CIT Group Inc. plans to redeem almost all of the $4 billion of debt tied to its exit from bankruptcy as the small-business lender led by John Thain seeks a return to investment-grade credit ratings.
CIT will buy back $1 billion of its 7 percent Series A second-priority secured notes due in 2016 and about $2.9 billion of the debt maturing in 2017 on March 9, the New York-based company said in a statement yesterday. Repaying the debt will make the company’s outstanding Series C notes and its revolving credit line unsecured, leaving the lender with a “largely unencumbered balance sheet,” Thain said in the statement.
“This is a significant milestone for CIT,” Thain, chairman and chief executive officer of CIT, said in the statement. “These efforts will improve our financial flexibility as we continue to provide much needed financing to the small business and middle market sectors.”

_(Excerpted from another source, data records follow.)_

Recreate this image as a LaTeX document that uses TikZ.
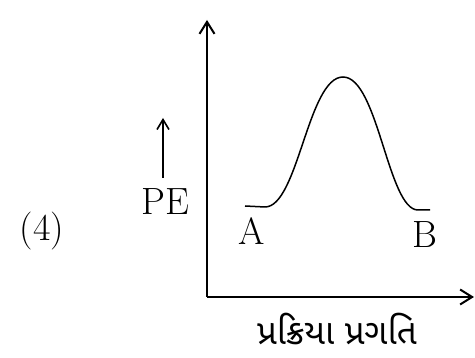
\documentclass[tikz,border=0pt]{standalone}
\usepackage{fontspec}
\newfontfamily\gujfont[Script=Gujarati]{Noto Sans Gujarati UI}
\usetikzlibrary{positioning, arrows.meta}

\begin{document}
\begin{tikzpicture}[
    x=1pt, y=1pt,
    lbl/.style={inner sep=0pt, font=\fontsize{38}{42}\selectfont},
    axis/.style={-{Straight Barb[length=12pt, width=15pt]}, line width=2pt},
    arr/.style={-{Straight Barb[length=10pt, width=12pt]}, line width=1.6pt},
    curve/.style={line width=1.5pt}
]
\useasboundingbox (0,0) rectangle (475,358);
% axes
\coordinate (origin) at (207,61);
\coordinate (ytip) at (207,338);
\coordinate (xtip) at (474,61);
\draw[axis] (origin) -- (ytip);
\draw[axis] (origin) -- (xtip);
% labels
\node[lbl] (num) at (42,127) {(4)};
\node[lbl] (pe) at (165,156) {PE};
\coordinate (petip) at (163,240);
\draw[arr] (163,180) -- (petip);
\node[lbl] (a) at (252,127) {A};
\node[lbl] (b) at (425,123) {B};
\node[inner sep=0pt, font=\gujfont\fontsize{35}{38}\selectfont] (xlab) at (337,29) {પ્રક્રિયા પ્રગતિ};
% energy profile
\coordinate (start) at (245,152);
\coordinate (peak) at (343,281);
\coordinate (stop) at (430,148);
\draw[curve] (start) -- (265,151) .. controls (298,151) and (308,281) .. (peak)
    .. controls (378,281) and (388,148) .. (418,148) -- (stop);
\end{tikzpicture}
\end{document}
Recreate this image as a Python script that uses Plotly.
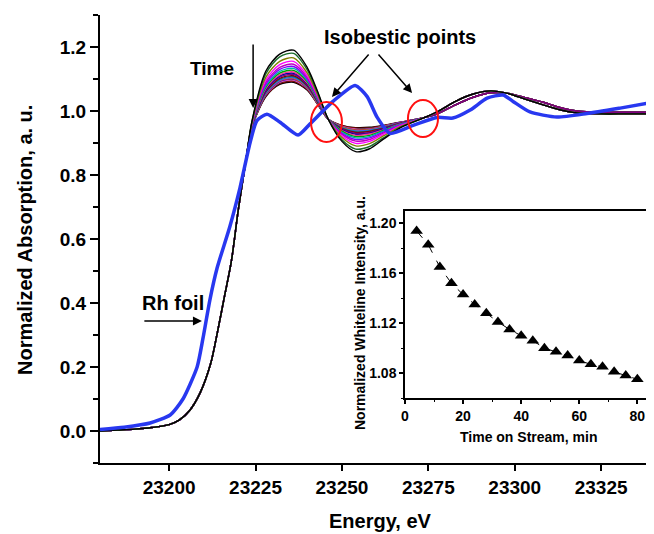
import plotly.graph_objects as go

# ---------------- data ----------------
# common pre-edge / edge part of the time-resolved spectra
E_edge = [23180, 23185, 23190, 23195, 23200, 23203, 23206, 23209, 23212, 23214, 23216, 23218, 23220, 23222]
V_edge = [0.0, 0.003, 0.006, 0.011, 0.02, 0.035, 0.065, 0.12, 0.21, 0.31, 0.42, 0.53, 0.69, 0.83]

# whiteline region (differs between spectra)
E_wl = [23224, 23228, 23232, 23236, 23240, 23243, 23246, 23250, 23254, 23258, 23262, 23267, 23274]
V_wl = [
    [0.970, 1.125, 1.178, 1.190, 1.135, 1.060, 0.975, 0.905, 0.873, 0.882, 0.912, 0.948, 0.980],
    [0.968, 1.117, 1.169, 1.180, 1.128, 1.056, 0.975, 0.910, 0.881, 0.889, 0.916, 0.950, 0.980],
    [0.965, 1.106, 1.155, 1.166, 1.118, 1.050, 0.975, 0.917, 0.891, 0.898, 0.922, 0.952, 0.980],
    [0.963, 1.097, 1.145, 1.155, 1.110, 1.046, 0.975, 0.922, 0.899, 0.905, 0.927, 0.954, 0.980],
    [0.961, 1.090, 1.136, 1.146, 1.104, 1.042, 0.975, 0.927, 0.906, 0.911, 0.931, 0.955, 0.980],
    [0.960, 1.084, 1.130, 1.139, 1.099, 1.040, 0.975, 0.930, 0.911, 0.916, 0.934, 0.957, 0.980],
    [0.959, 1.079, 1.124, 1.133, 1.095, 1.037, 0.975, 0.933, 0.916, 0.920, 0.937, 0.958, 0.980],
    [0.957, 1.075, 1.118, 1.127, 1.091, 1.035, 0.975, 0.937, 0.920, 0.924, 0.939, 0.959, 0.980],
    [0.956, 1.071, 1.113, 1.122, 1.087, 1.033, 0.975, 0.939, 0.924, 0.928, 0.941, 0.960, 0.980],
    [0.956, 1.067, 1.110, 1.118, 1.085, 1.031, 0.975, 0.941, 0.927, 0.930, 0.943, 0.960, 0.980],
    [0.955, 1.064, 1.106, 1.114, 1.082, 1.030, 0.975, 0.943, 0.930, 0.933, 0.945, 0.961, 0.980],
    [0.954, 1.061, 1.102, 1.110, 1.079, 1.028, 0.975, 0.945, 0.933, 0.936, 0.946, 0.962, 0.980],
    [0.953, 1.059, 1.099, 1.107, 1.077, 1.027, 0.975, 0.947, 0.935, 0.938, 0.948, 0.962, 0.980],
    [0.953, 1.056, 1.096, 1.104, 1.075, 1.026, 0.975, 0.948, 0.938, 0.940, 0.949, 0.963, 0.980],
    [0.952, 1.054, 1.094, 1.101, 1.073, 1.024, 0.975, 0.950, 0.940, 0.942, 0.950, 0.963, 0.980],
    [0.952, 1.052, 1.092, 1.099, 1.071, 1.024, 0.975, 0.951, 0.941, 0.943, 0.951, 0.964, 0.980],
    [0.951, 1.051, 1.090, 1.097, 1.070, 1.023, 0.975, 0.952, 0.943, 0.944, 0.952, 0.964, 0.980],
    [0.951, 1.049, 1.088, 1.095, 1.069, 1.022, 0.975, 0.953, 0.944, 0.946, 0.953, 0.964, 0.980],
    [0.951, 1.047, 1.086, 1.093, 1.067, 1.021, 0.975, 0.954, 0.946, 0.947, 0.954, 0.965, 0.980],
    [0.950, 1.045, 1.083, 1.090, 1.065, 1.020, 0.975, 0.955, 0.948, 0.949, 0.955, 0.965, 0.980],
]

# post-edge part: early spectra (first half) and late spectra (second half)
E_post = [23278, 23283, 23288, 23293, 23298, 23303, 23308, 23313, 23318, 23325, 23332, 23340]
V_post_early = [1.000, 1.031, 1.053, 1.063, 1.055, 1.037, 1.020, 1.004, 0.994, 0.991, 0.991, 0.991]
V_post_late = [0.993, 1.020, 1.043, 1.057, 1.055, 1.042, 1.028, 1.011, 1.000, 0.996, 0.996, 0.996]

# Rh foil reference spectrum
E_foil = [23180, 23187, 23194.5, 23200.3, 23204.0, 23208.1, 23209.8, 23211.8, 23213.9, 23217.6,
          23220.5, 23223.4, 23225.4, 23228.3, 23232.1, 23237.3, 23240.8, 23247.4, 23253.8, 23257.3,
          23260.2, 23263.9, 23270.6, 23277.5, 23282.1, 23287.1, 23292.0, 23296.6, 23299.5, 23304.4,
          23312.2, 23320.9, 23330.5, 23340]
V_foil = [0.005, 0.012, 0.025, 0.05, 0.10, 0.20, 0.29, 0.41, 0.51, 0.64,
          0.76, 0.90, 0.97, 0.99, 0.965, 0.925, 0.96, 1.03, 1.08, 1.045,
          0.98, 0.93, 0.955, 0.98, 0.978, 1.003, 1.04, 1.05, 1.03, 0.997,
          0.981, 0.992, 1.009, 1.027]

# inset: whiteline intensity vs time on stream
t_min = [4, 8, 12, 16, 20, 24, 28, 32, 36, 40, 44, 48, 52, 56, 60, 64, 68, 72, 76, 80]
wl_int = [1.194, 1.183, 1.165, 1.152, 1.143, 1.135, 1.128, 1.121, 1.115, 1.110,
          1.106, 1.100, 1.097, 1.094, 1.090, 1.087, 1.085, 1.081, 1.078, 1.075]

x_ticks = [23200, 23225, 23250, 23275, 23300, 23325]

colors = ['#000000', '#1a6b2a', '#808000', '#ff00ff', '#c000c0', '#8000ff', '#00b0b0',
          '#00a000', '#ff3399', '#0000a0', '#800080', '#800000', '#008080', '#4060ff',
          '#d06000', '#6000c0', '#ff66cc', '#303030', '#a00000', '#000000']

FONT = "Liberation Sans, Arial, sans-serif"

fig = go.Figure()

order = list(range(len(V_wl) - 1, -1, -1))
for i in order:
    post = V_post_early if i < len(V_wl) // 2 else V_post_late
    fig.add_trace(go.Scatter(
        x=E_edge + E_wl + E_post, y=V_edge + V_wl[i] + post,
        mode='lines', line=dict(color=colors[i], width=1.4, shape='spline', smoothing=0.8),
        showlegend=False, hoverinfo='skip'))

fig.add_trace(go.Scatter(
    x=E_foil, y=V_foil, mode='lines',
    line=dict(color='#2838f0', width=3.5, shape='spline', smoothing=0.6),
    showlegend=False, hoverinfo='skip'))

fig.add_trace(go.Scatter(
    x=t_min, y=wl_int, xaxis='x2', yaxis='y2', mode='lines+markers',
    line=dict(color='black', width=1, dash='dash'),
    marker=dict(symbol='triangle-up', size=11, color='black'),
    showlegend=False, hoverinfo='skip'))

# the page body has an 8 px margin: figure is 646x526 so that it fits in the 654x534 window
fig.update_layout(
    width=646, height=526,
    margin=dict(l=92, r=1, t=7, b=71),
    paper_bgcolor='white', plot_bgcolor='white',
    font=dict(family=FONT, size=19, color='black', weight='bold'),
    xaxis=dict(range=[23180, 23340], tickvals=x_ticks, ticktext=[str(v) for v in x_ticks],
               automargin=False,
               showline=True, linewidth=2, linecolor='black', ticks='outside', ticklen=6,
               tickwidth=2, tickcolor='black', showgrid=False, zeroline=False,
               tickfont=dict(size=19, weight='bold')),
    yaxis=dict(range=[-0.1, 1.3], tick0=0, dtick=0.2, tickformat='.1f', automargin=False,
               showline=True, linewidth=2, linecolor='black', ticks='outside', ticklen=8,
               tickwidth=2, tickcolor='black', showgrid=False, zeroline=False,
               tickfont=dict(size=19, weight='bold'),
               minor=dict(dtick=0.1, ticks='outside', ticklen=5, tickwidth=1.5, tickcolor='black')),
    xaxis2=dict(domain=[0.5515, 0.998], anchor='y2', range=[0, 85], dtick=20, tick0=0,
                automargin=False,
                showline=True, mirror=True, linewidth=1.5, linecolor='black', ticks='outside',
                ticklen=4, tickwidth=1.5, tickcolor='black', showgrid=False, zeroline=False,
                minor=dict(dtick=10, ticks='outside', ticklen=2, tickwidth=1, tickcolor='black'),
                tickfont=dict(size=14, weight='bold')),
    yaxis2=dict(domain=[0.1451, 0.5625], anchor='x2', range=[1.06, 1.21], dtick=0.04, tick0=1.08,
                tickformat='.2f', automargin=False,
                showline=True, mirror=True, linewidth=1.5, linecolor='black', ticks='outside',
                ticklen=4, tickwidth=1.5, tickcolor='black', showgrid=False, zeroline=False,
                minor=dict(dtick=0.02, ticks='outside', ticklen=2, tickwidth=1, tickcolor='black'),
                tickfont=dict(size=14, weight='bold')),
)

# annotations (axis titles, text + arrows); titles given in window pixels
ann = []
ann.append(dict(x=25, y=240, xref='paper', yref='paper', text='Normalized Absorption, a. u.',
                textangle=-90, showarrow=False, font=dict(size=20, weight='bold')))
ann.append(dict(x=380, y=521, xref='paper', yref='paper', text='Energy, eV',
                showarrow=False, font=dict(size=20, weight='bold')))
ann.append(dict(x=360, y=313, xref='paper', yref='paper', text='Normalized Whiteline Intensity, a.u.',
                textangle=-90, showarrow=False, font=dict(size=14, weight='bold')))
ann.append(dict(x=528, y=437, xref='paper', yref='paper', text='Time on Stream, min',
                showarrow=False, font=dict(size=14, weight='bold')))
PW, PH = 553.0, 448.0
for a in ann:
    a['x'] = (a['x'] - 100) / PW
    a['y'] = (463 - a['y']) / PH
    a['xanchor'] = 'center'
    a['yanchor'] = 'middle'

ann.append(dict(x=23212.4, y=1.134, xref='x', yref='y', text='Time', showarrow=False,
                font=dict(size=19, weight='bold')))
ann.append(dict(x=23224.3, y=1.009, ax=23224.3, ay=1.2125, xref='x', yref='y', axref='x', ayref='y',
                text='', showarrow=True, arrowhead=2, arrowsize=1.2, arrowwidth=1.5, arrowcolor='black'))
ann.append(dict(x=23266.8, y=1.231, xref='x', yref='y', text='Isobestic points', showarrow=False,
                font=dict(size=20, weight='bold')))
ann.append(dict(x=23247.1, y=1.044, ax=23258.1, ay=1.181, xref='x', yref='y', axref='x', ayref='y',
                text='', showarrow=True, arrowhead=2, arrowsize=1.2, arrowwidth=1.5, arrowcolor='black'))
ann.append(dict(x=23270.3, y=1.056, ax=23260.2, ay=1.181, xref='x', yref='y', axref='x', ayref='y',
                text='', showarrow=True, arrowhead=2, arrowsize=1.2, arrowwidth=1.5, arrowcolor='black'))
ann.append(dict(x=23201.1, y=0.40, xref='x', yref='y', text='Rh foil', showarrow=False,
                font=dict(size=20, weight='bold')))
ann.append(dict(x=23209.5, y=0.344, ax=23192.4, ay=0.344, xref='x', yref='y', axref='x', ayref='y',
                text='', showarrow=True, arrowhead=2, arrowsize=1.2, arrowwidth=1.5, arrowcolor='black'))
fig.update_layout(annotations=ann)

fig.add_shape(type='circle', xref='x', yref='y', x0=23241.05, x1=23250.0, y0=0.903, y1=1.028,
              line=dict(color='#ff1010', width=2))
fig.add_shape(type='circle', xref='x', yref='y', x0=23269.1, x1=23277.8, y0=0.919, y1=1.034,
              line=dict(color='#ff1010', width=2))

fig.write_html("out.html")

The redemption will bring to $22 billion the amount of first-lien and second-lien debt CIT has eliminated or refinanced since the start of 2010, according to the statement. CIT, which is recovering from a bankruptcy that wiped out $2.3 billion in government bailout money, is graded B2 with a “stable” outlook by Moody’s Investors Service and B+ with a “positive” outlook from Standard & Poor’s.
Once the Series A debt is fully repaid, liens on a revolving line of credit and the Series C notes “fall away” so that debt becomes unsecured, Chief Financial Officer Scott Parker said in a Nov. 16 conference call. That’s part of the company’s plan to regain investment-grade credit ratings, he said.
CIT issued $3.25 billion of bonds on Feb. 2 to help pay back the higher-cost and restrictive debt, according to data compiled by Bloomberg.
Investment-grade ratings are those Baa3 and higher by Moody’s and BBB- and higher by S&P.